Most great engineers will play SNL two or three times in their entire career. This was Glendinning’s 14th time walking into 30 Rock. What makes SNL extraordinary isn’t what you see on camera; it’s the invisible engine underneath it. The team nobody sees, but everybody depends on. Every organisation wants to become an institution – a legacy – but very few understand how that actually happens.
Executives like to believe institutions are built through vision, talent, brand, or market dominance. But those are outcomes, not causes. The real engine is always the same: an indestructible team whose work is largely invisible but whose impact is non-negotiable.

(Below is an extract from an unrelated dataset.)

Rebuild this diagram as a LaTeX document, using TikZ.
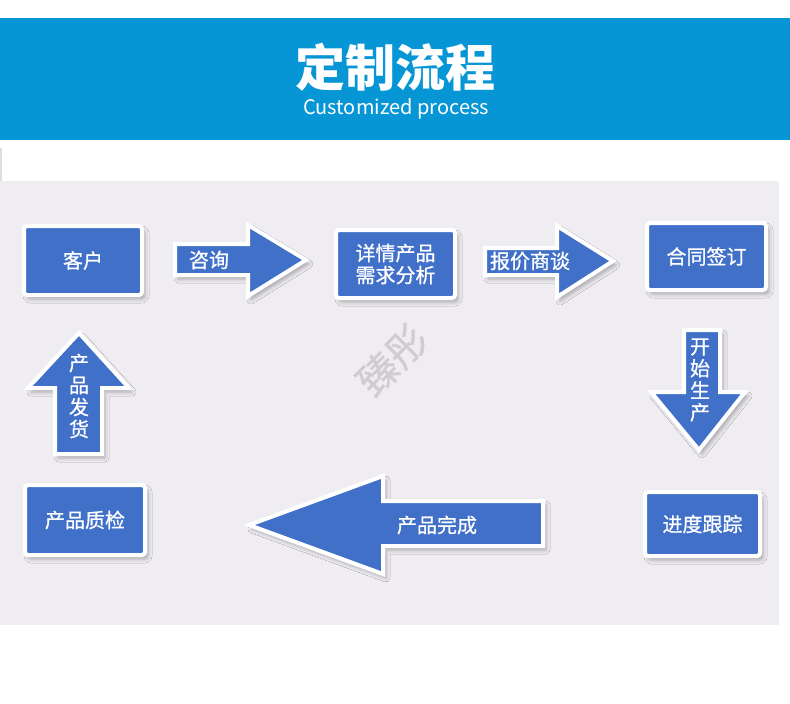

If you want to understand how real team excellence works, don’t study Wall Street or Silicon Valley. Study the production crew inside Studio 8H at Saturday Night Live. They are the hidden operating system behind one of the longest-running shows in American history. And almost no one outside the building understands how powerful, disciplined, and culturally coherent that team truly is.
Naturally, I assumed the conversation would be about Glendinning – the skill, composure, and technical precision required to execute under true live-to-air pressure that many times. But that would have been a misplacement of credit; the narrative trap everyone falls into when they focus on talent instead of team.
Because the more Glendinning talks, the clearer it becomes that the real story wasn’t him at all – it was them. The team behind the curtain. The people whose names never trend.